WHAT NEEDS TO BE DONE
Retype nothing but the lines from the start of the material up to and including the line with "-- (\x2-#1pt,\y3-25pt) -- (\x2-#1pt,\y3-11pt)". Pictures don't belong in the copy.

# start of GIVEN INFORMATION

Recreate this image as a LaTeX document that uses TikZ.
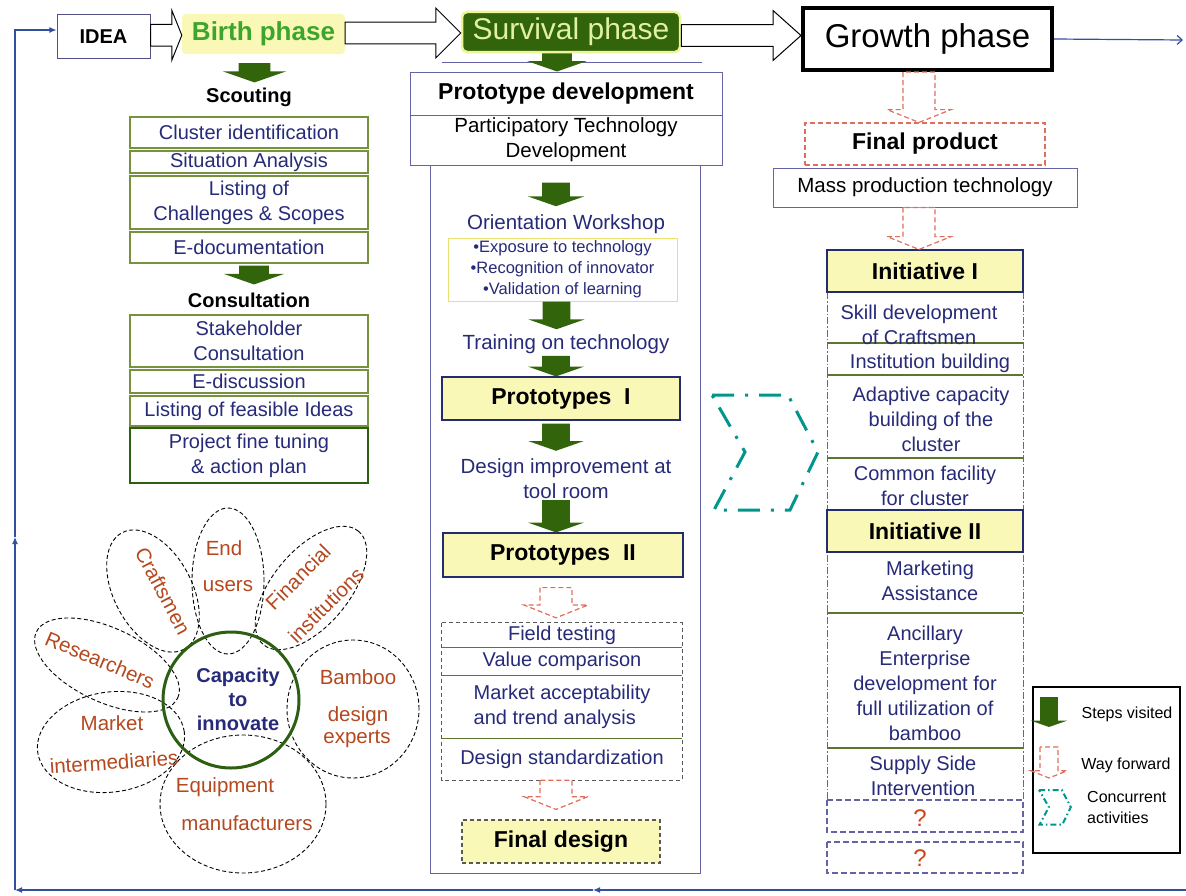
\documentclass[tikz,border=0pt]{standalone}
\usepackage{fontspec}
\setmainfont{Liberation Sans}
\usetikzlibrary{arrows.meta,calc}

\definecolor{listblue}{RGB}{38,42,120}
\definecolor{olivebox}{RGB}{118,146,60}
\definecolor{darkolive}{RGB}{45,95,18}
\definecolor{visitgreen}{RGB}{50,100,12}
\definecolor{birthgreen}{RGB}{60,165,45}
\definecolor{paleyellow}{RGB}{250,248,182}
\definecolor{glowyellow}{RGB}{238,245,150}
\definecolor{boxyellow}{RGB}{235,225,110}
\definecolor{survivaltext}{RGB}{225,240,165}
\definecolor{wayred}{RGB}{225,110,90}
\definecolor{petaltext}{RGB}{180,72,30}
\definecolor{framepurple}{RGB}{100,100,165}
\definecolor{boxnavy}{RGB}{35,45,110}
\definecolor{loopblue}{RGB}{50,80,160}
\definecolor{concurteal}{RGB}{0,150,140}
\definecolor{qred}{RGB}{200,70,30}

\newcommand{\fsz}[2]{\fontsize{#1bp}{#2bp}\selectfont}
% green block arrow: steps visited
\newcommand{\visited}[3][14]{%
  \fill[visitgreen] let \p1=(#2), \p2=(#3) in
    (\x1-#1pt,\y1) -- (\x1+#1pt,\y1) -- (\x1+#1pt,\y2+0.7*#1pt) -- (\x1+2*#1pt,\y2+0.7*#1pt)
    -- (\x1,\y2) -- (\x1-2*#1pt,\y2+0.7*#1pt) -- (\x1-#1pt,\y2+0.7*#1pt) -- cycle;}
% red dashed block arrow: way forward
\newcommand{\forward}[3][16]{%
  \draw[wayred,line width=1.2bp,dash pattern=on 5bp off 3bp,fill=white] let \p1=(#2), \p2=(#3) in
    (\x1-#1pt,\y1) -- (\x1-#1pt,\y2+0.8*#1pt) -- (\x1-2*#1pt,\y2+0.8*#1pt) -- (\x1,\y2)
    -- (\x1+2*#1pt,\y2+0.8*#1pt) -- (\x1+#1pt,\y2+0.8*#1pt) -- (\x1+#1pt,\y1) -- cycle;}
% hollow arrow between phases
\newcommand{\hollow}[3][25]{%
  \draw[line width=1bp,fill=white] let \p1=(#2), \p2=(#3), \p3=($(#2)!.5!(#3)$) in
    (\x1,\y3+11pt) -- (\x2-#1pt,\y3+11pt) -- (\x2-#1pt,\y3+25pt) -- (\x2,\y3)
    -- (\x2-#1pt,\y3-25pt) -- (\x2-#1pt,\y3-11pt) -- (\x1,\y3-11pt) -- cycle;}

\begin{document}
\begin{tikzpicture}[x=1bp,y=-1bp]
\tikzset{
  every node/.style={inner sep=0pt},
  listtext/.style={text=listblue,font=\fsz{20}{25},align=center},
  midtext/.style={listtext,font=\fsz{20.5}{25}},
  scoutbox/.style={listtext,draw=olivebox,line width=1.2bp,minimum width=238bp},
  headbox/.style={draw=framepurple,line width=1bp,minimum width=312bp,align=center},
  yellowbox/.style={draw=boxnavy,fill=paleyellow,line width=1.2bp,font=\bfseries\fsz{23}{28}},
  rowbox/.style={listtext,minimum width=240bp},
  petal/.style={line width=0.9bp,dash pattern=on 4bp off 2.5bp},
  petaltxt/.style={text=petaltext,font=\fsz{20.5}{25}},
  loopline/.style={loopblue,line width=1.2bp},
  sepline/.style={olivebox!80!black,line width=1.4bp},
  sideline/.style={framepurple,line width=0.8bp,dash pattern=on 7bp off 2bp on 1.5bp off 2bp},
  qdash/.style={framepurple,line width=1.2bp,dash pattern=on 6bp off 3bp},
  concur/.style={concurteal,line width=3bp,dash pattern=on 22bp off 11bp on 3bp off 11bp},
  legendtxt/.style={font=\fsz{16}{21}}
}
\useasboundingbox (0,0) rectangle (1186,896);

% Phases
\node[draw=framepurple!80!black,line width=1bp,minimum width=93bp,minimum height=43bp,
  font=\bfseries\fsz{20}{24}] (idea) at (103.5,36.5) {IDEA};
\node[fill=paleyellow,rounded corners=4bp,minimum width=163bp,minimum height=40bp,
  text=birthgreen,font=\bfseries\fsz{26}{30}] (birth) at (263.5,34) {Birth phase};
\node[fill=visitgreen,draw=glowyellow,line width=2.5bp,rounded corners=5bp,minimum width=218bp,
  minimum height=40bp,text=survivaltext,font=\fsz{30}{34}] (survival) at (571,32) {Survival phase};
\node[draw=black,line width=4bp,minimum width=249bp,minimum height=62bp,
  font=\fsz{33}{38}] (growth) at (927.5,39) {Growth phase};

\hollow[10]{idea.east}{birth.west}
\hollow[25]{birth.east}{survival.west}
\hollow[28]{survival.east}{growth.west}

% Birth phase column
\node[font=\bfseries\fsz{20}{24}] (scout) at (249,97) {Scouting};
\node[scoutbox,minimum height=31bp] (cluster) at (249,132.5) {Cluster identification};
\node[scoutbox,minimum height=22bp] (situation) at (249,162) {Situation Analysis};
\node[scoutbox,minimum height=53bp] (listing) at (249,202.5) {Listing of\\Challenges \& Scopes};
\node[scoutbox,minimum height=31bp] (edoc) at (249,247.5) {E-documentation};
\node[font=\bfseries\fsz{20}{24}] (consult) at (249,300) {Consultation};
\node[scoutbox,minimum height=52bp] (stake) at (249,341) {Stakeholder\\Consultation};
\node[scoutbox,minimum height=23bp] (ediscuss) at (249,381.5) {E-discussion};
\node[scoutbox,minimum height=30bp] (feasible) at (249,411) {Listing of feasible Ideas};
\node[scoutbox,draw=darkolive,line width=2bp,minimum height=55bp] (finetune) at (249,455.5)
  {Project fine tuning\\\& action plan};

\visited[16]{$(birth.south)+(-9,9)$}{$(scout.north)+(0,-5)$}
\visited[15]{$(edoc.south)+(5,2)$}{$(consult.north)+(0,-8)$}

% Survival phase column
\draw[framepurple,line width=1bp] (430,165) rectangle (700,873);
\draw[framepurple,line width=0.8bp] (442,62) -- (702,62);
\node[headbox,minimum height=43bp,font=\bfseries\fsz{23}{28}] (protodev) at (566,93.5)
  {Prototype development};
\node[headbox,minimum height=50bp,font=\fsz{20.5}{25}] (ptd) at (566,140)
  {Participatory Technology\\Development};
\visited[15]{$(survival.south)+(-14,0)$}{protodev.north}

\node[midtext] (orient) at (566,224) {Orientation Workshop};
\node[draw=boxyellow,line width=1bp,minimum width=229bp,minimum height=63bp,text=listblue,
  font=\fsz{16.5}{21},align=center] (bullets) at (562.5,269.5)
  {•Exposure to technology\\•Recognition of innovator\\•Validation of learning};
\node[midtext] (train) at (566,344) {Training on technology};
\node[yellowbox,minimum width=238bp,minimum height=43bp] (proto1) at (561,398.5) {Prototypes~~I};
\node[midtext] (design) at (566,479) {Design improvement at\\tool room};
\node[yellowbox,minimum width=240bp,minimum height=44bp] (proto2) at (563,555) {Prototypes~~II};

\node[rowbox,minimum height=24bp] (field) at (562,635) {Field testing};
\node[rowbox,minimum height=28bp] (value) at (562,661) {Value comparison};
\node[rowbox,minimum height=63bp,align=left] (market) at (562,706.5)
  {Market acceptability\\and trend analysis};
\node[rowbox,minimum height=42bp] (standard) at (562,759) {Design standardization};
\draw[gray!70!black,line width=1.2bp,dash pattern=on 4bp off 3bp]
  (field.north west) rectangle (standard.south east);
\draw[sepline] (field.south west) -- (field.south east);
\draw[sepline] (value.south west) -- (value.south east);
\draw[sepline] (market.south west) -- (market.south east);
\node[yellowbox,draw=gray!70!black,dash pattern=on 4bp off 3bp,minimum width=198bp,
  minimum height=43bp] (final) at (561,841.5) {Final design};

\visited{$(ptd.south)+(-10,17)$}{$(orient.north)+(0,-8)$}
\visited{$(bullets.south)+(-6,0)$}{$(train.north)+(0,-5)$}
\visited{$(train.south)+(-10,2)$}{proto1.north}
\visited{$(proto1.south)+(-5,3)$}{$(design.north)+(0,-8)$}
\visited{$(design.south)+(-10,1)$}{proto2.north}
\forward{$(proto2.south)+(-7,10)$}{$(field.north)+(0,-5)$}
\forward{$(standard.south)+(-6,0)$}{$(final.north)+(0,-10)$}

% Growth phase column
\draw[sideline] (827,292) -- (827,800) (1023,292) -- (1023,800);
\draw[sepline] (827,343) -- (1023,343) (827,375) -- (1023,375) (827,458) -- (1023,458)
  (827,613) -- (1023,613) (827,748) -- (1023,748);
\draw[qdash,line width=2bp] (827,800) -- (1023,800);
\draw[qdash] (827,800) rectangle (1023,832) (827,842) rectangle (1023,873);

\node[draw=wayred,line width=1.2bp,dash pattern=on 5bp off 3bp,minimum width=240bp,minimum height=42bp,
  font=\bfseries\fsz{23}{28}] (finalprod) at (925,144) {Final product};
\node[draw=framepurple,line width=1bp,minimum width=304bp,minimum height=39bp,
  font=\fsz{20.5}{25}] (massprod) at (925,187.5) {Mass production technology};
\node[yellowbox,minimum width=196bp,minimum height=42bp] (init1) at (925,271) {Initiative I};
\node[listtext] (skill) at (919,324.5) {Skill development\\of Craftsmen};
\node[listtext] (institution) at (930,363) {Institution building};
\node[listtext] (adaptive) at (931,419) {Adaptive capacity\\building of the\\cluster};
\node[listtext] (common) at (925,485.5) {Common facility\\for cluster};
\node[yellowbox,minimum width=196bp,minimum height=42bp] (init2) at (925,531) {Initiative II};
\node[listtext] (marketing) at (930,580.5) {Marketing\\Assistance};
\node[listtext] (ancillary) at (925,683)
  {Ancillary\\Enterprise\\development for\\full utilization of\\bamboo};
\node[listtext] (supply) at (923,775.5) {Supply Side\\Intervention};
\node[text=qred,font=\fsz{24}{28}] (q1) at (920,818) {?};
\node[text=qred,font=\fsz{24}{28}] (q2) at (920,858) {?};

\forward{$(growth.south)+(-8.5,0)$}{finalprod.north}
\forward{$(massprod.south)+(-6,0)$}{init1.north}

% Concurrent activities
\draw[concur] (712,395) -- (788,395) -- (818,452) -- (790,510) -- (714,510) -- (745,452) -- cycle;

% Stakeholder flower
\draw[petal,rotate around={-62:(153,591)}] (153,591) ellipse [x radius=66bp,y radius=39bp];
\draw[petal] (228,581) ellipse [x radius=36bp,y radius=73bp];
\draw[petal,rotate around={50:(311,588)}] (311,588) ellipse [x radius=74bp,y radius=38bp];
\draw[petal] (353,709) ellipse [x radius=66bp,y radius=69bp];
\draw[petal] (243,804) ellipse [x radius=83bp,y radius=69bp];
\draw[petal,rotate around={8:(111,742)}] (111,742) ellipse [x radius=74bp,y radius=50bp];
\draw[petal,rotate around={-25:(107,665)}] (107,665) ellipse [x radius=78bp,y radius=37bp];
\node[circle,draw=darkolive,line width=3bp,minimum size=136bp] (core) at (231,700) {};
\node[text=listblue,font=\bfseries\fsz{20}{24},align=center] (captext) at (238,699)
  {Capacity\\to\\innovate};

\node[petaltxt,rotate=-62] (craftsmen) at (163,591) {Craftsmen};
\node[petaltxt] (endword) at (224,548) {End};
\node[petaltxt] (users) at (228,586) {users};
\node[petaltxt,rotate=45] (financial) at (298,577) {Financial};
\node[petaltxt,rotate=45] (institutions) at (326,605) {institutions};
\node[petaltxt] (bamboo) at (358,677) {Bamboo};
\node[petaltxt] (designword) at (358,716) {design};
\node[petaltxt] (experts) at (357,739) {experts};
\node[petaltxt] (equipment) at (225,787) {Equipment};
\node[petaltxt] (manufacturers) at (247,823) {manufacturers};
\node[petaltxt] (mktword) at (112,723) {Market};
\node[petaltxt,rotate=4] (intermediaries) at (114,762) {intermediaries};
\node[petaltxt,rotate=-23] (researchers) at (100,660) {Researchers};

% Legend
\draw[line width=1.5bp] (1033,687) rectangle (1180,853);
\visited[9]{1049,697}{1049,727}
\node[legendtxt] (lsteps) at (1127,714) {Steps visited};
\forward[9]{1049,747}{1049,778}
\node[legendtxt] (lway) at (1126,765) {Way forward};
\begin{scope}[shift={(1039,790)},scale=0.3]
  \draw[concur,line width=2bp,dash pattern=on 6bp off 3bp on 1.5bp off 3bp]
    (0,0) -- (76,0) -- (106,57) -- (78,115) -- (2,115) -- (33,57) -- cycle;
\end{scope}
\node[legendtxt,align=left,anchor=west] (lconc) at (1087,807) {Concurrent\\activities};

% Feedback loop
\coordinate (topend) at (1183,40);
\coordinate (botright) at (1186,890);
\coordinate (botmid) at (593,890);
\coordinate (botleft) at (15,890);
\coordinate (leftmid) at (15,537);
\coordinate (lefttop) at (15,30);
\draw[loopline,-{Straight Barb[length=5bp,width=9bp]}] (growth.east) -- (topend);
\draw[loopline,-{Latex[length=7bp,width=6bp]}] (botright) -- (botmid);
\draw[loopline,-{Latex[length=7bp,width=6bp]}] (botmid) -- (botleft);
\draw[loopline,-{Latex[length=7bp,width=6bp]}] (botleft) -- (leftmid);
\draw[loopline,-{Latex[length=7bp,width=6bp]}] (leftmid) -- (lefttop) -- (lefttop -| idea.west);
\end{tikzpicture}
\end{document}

# end of GIVEN INFORMATION

ANSWER TO THE TASK
Recreate this image as a LaTeX document that uses TikZ.
\documentclass[tikz,border=0pt]{standalone}
\usepackage{fontspec}
\setmainfont{Liberation Sans}
\usetikzlibrary{arrows.meta,calc}

\definecolor{listblue}{RGB}{38,42,120}
\definecolor{olivebox}{RGB}{118,146,60}
\definecolor{darkolive}{RGB}{45,95,18}
\definecolor{visitgreen}{RGB}{50,100,12}
\definecolor{birthgreen}{RGB}{60,165,45}
\definecolor{paleyellow}{RGB}{250,248,182}
\definecolor{glowyellow}{RGB}{238,245,150}
\definecolor{boxyellow}{RGB}{235,225,110}
\definecolor{survivaltext}{RGB}{225,240,165}
\definecolor{wayred}{RGB}{225,110,90}
\definecolor{petaltext}{RGB}{180,72,30}
\definecolor{framepurple}{RGB}{100,100,165}
\definecolor{boxnavy}{RGB}{35,45,110}
\definecolor{loopblue}{RGB}{50,80,160}
\definecolor{concurteal}{RGB}{0,150,140}
\definecolor{qred}{RGB}{200,70,30}

\newcommand{\fsz}[2]{\fontsize{#1bp}{#2bp}\selectfont}
% green block arrow: steps visited
\newcommand{\visited}[3][14]{%
  \fill[visitgreen] let \p1=(#2), \p2=(#3) in
    (\x1-#1pt,\y1) -- (\x1+#1pt,\y1) -- (\x1+#1pt,\y2+0.7*#1pt) -- (\x1+2*#1pt,\y2+0.7*#1pt)
    -- (\x1,\y2) -- (\x1-2*#1pt,\y2+0.7*#1pt) -- (\x1-#1pt,\y2+0.7*#1pt) -- cycle;}
% red dashed block arrow: way forward
\newcommand{\forward}[3][16]{%
  \draw[wayred,line width=1.2bp,dash pattern=on 5bp off 3bp,fill=white] let \p1=(#2), \p2=(#3) in
    (\x1-#1pt,\y1) -- (\x1-#1pt,\y2+0.8*#1pt) -- (\x1-2*#1pt,\y2+0.8*#1pt) -- (\x1,\y2)
    -- (\x1+2*#1pt,\y2+0.8*#1pt) -- (\x1+#1pt,\y2+0.8*#1pt) -- (\x1+#1pt,\y1) -- cycle;}
% hollow arrow between phases
\newcommand{\hollow}[3][25]{%
  \draw[line width=1bp,fill=white] let \p1=(#2), \p2=(#3), \p3=($(#2)!.5!(#3)$) in
    (\x1,\y3+11pt) -- (\x2-#1pt,\y3+11pt) -- (\x2-#1pt,\y3+25pt) -- (\x2,\y3)
    -- (\x2-#1pt,\y3-25pt) -- (\x2-#1pt,\y3-11pt) -- (\x1,\y3-11pt) -- cycle;}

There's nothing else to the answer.